Grace was born in 1530 into the Ó Máille dynasty in the west of Ireland; the daughter of Eoghan Dubhdara Ó Máille. She is well-known historical figure in 16th-century Irish history. Ní Mháille is not mentioned in the Irish annals, so documentary evidence for her life comes mostly from English sources, especially the eighteen “Articles of Interrogatory”, questions put to her in writing on behalf of Elizabeth I.

Ní Mháille was married in 1546 to Dónal an Chogaidh Ó Flaithbheartaigh, tánaiste or heir to the Ó Flaithbheartaigh (O’Flaherty), they had 3 children. When he was killed in battle, she married, Risdeárd an Iarainn (“Iron Richard”) Bourke, and Tiobóid a Búr was a child of that marriage.

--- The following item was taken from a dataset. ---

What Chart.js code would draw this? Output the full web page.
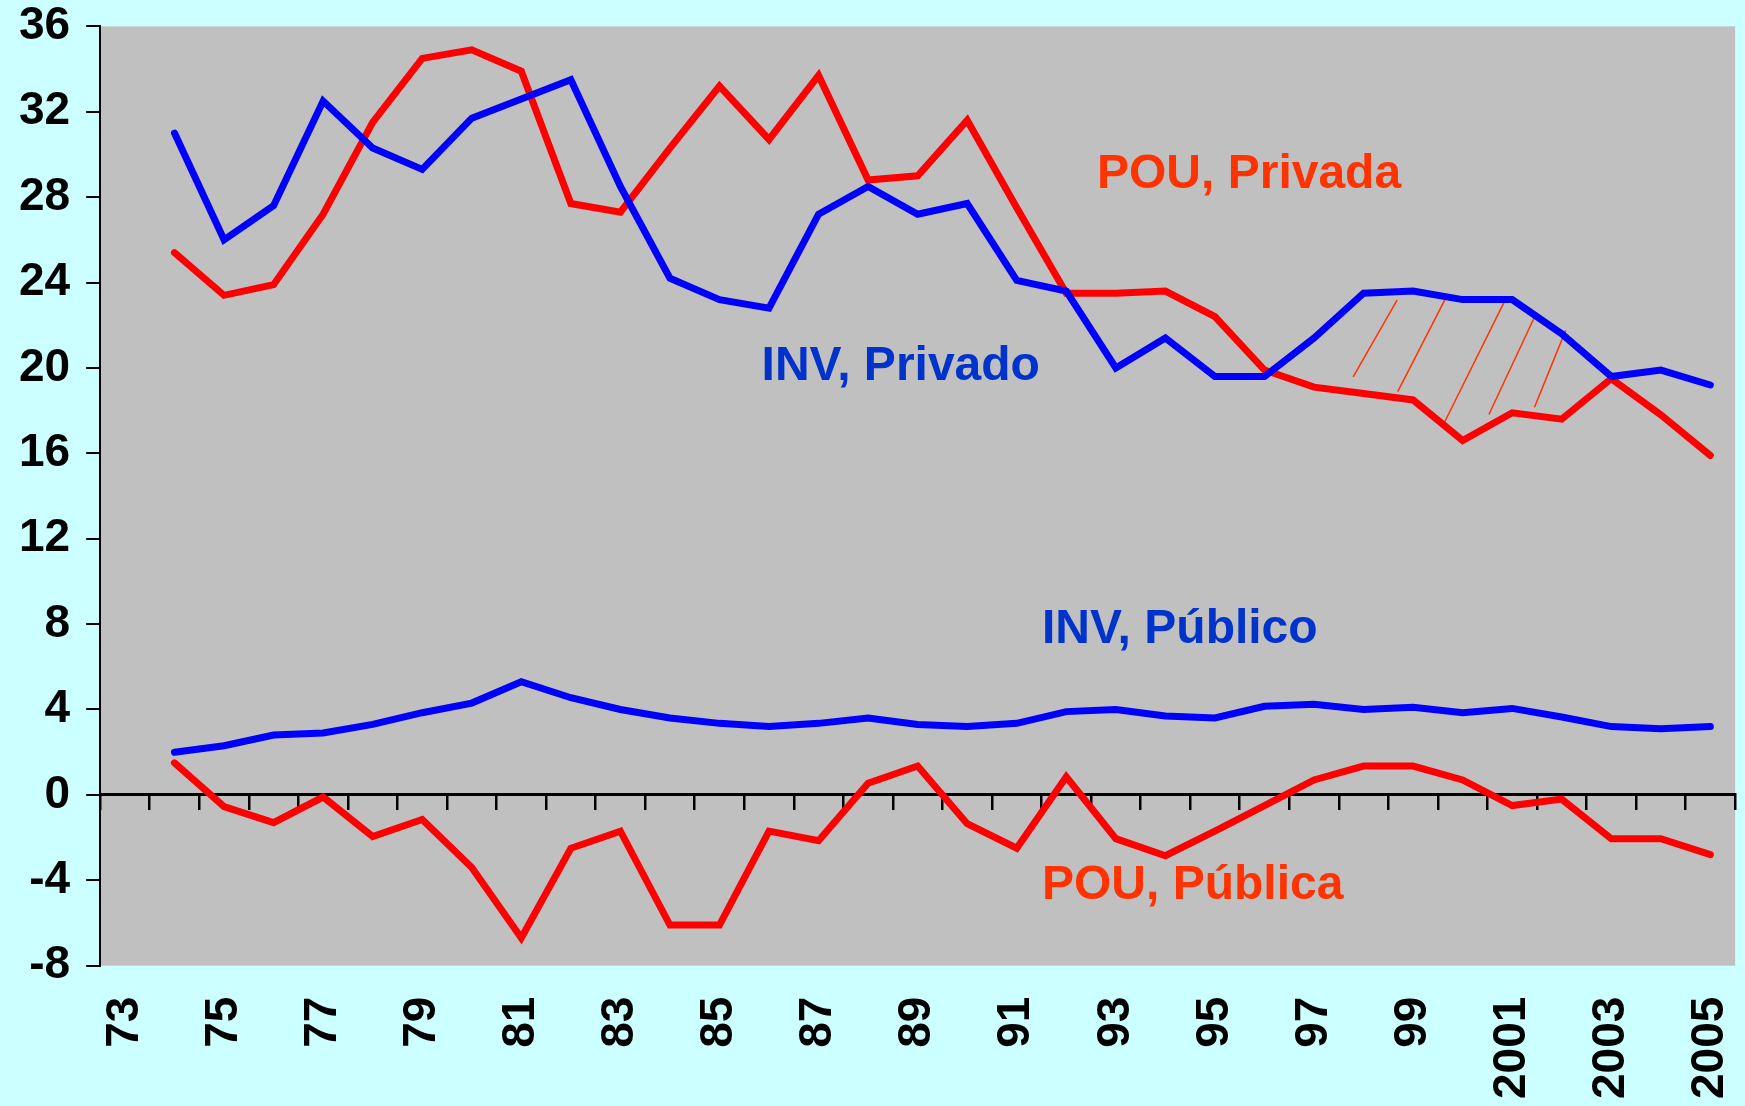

In the late 16th century, English power steadily grew in Ireland and Ní Mháille’s power was steadily encroached upon. In 1593, when her two sons Tibbot Burke and Murrough O’Flaherty, and her half-brother Dónal na Píopa were captured by the English governor of Connacht, Sir Richard Bingham, Ní Mháille sailed to England to petition Queen Elizabeth I for their release.

The women came to an agreement that included that Elizabeth would remove Bingham from his position in Ireland, and Ní Mháille would stop supporting the Irish lords’ rebellions.

The price we Irish paid for this was Ní Mháille siding with the English. Most notably at the pivotal and historic Battle of Kinsale. The Irish loss of this battle condemned Ulster to plantation and the native Irish there to hundreds of years of enslavement through penal laws.

Grace died in Rockfleet Castle in 1603. Her son, Tiobóid a Búr, realized that times were changing. He took the side of the English in the Battle of Kinsale in 1601, where the Irish were finally defeated. For this he was made a knight and given title to extensive lands.